Para quem tem memória da cidade que fomos e agora somos, a mudança traz em si uma espécie de mistério. De onde vêm as pessoas? As grandes superfícies operaram alterações profundas. Reconhecemos que a elas se deve a criação de novos públicos para o consumo de bens de cultura também. Há um grande número de salas ou salinhas de cinema, há mais livrarias e casas de discos. Apesar da venda feita nas grandes superfícies.
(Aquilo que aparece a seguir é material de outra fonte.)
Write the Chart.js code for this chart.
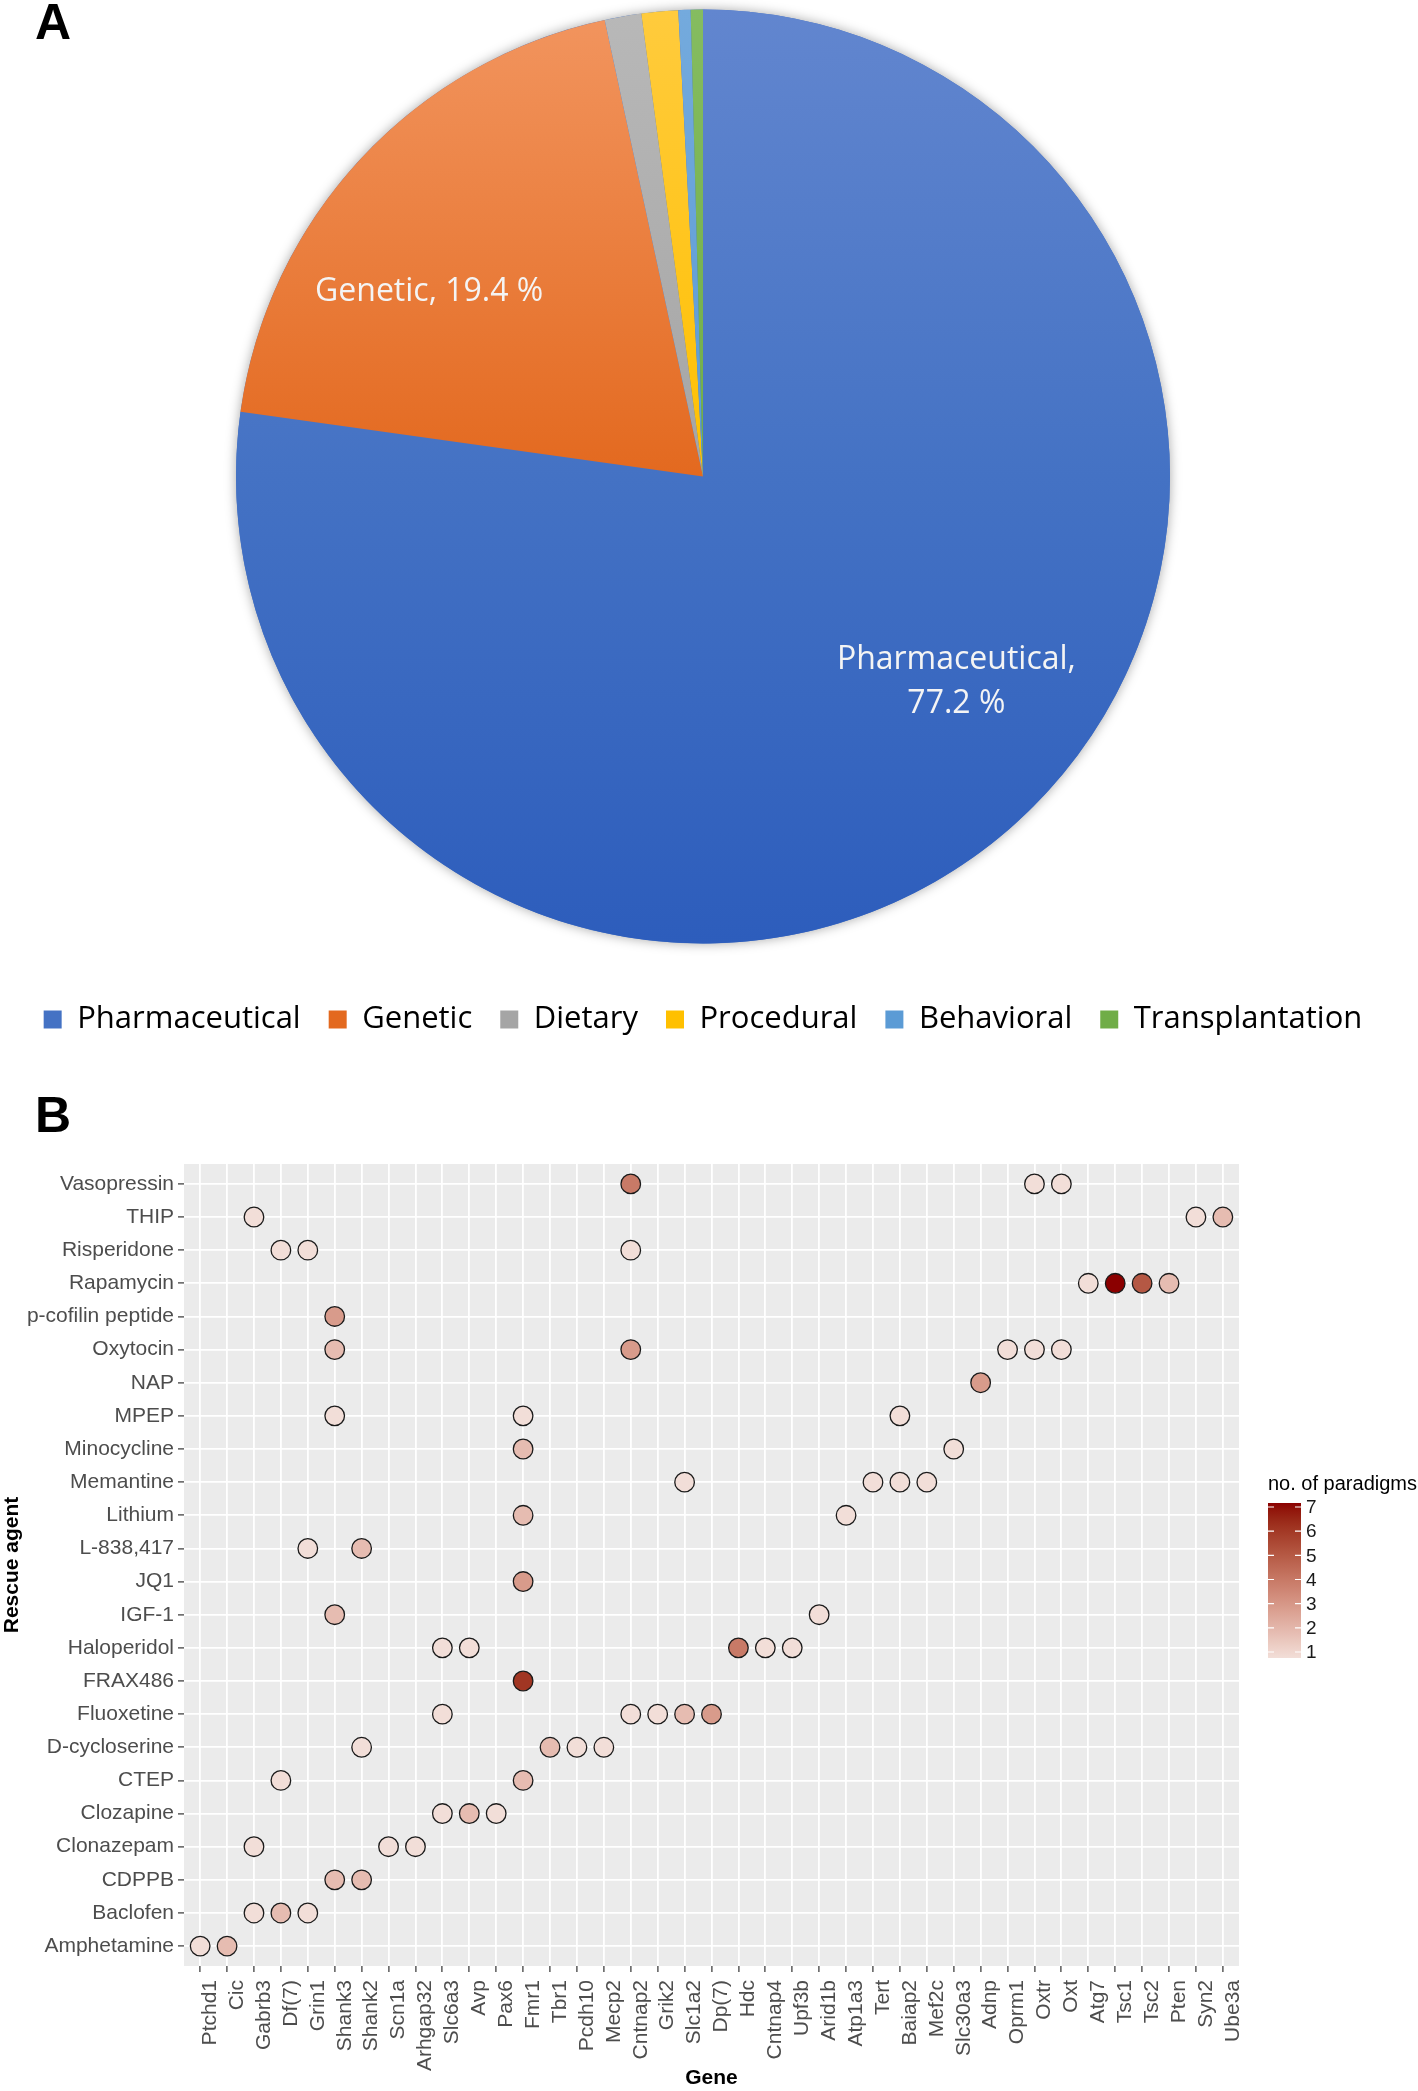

E apesar dos novos meios de difusão: a televisão, o vídeo, o dvd… há público para muitas salas.

Estou a falar disto agora, por estarmos no fim do ano que nos mostrou o fim de algumas obras lentas e lamacentas, o fim dos tapumes que nos escondiam uns dos outros e nos escondiam do que sempre tínhamos visto. Parecia que Santa Engrácia tinha vindo para Aveiro e começávamos a desesperar. Quando a poeira foi varrida e pudemos pass(e)ar pela Praça Marquês de Pombal ou ver a Capitania nem nos lembrámos de tecer criticas ao que nos foi dado ver.

Não imaginam o conforto que foi voltar ao Teatro Aveirense para assistir a concertos. Até me esqueci de me irritar com os defeitos do que estava a ver. E se os há! Mas hoje só quero falar do conforto dos passeios livres e limpos, do teatro que se acrescenta à cidade e nos acrescenta em graça e sabedoria. Reparei que não lhe falta público nas iniciativas inaugurais.

À tempestade das obras longas e imperfeitas sucedeu-se a bonança das programações perfeitas, das obras corrigidas nas suas inacessibilidades? Não! Os responsáveis puderam ver que havia um público com sede de novas actividades culturais. Isso não lhes dá sossego algum! Porque se não responderem com novas qualidades, se não perceberem que as novidades colocam tudo num novo patamar de exigência, serão abandonados à sua sorte de trapos do passado. Não se podem queixar! O Aveirense (con)venceu em dias de bons filmes nas grandes superfícies e até em dia de inauguração do estádio de futebol. Ora isto só pode ter acontecido porque há por aí públicos que sonham as cidades por dentro delas.



[o aveiro; 4/12/2003]

vem dezembro e o ano vai

Há anos horríveis. Os noticiários de 2003 abriram com futebol, guerras, abusos sexuais, corrupção, … e outras maldições. E a cidade de Aveiro andou em obras que chegaram ao seu termo, depois de terem ocupado todo o espaço desde anos antes. Mergulharam-nos em poeira e lama, atravancaram-nos os olhos o com tapumes … de tal modo que, quando destapam, somos incapazes de ver defeitos… mesmo quando as praças que sobram abertas estão tão despidas e lisas em seus chãos de pedra que nos cegam nos dias de sol e nos devolvem a um abandono absoluto nos dias de temporal.
Inventaram as pedras lisas e pequenos obstáculos e armadilhas para quem distraia os sentidos … ou não os possa usar na sua plenitude. Em todas as obras da cidade destapada, vejo marcas desse desprezo. Também vejo os repuxos que foram ocupando as praças de pedra pelas cidades. A mesma instalação é a marca de água das praças das cidades portuguesas - não foi só o deserto de pedra polida a tomar conta da cópia absurda.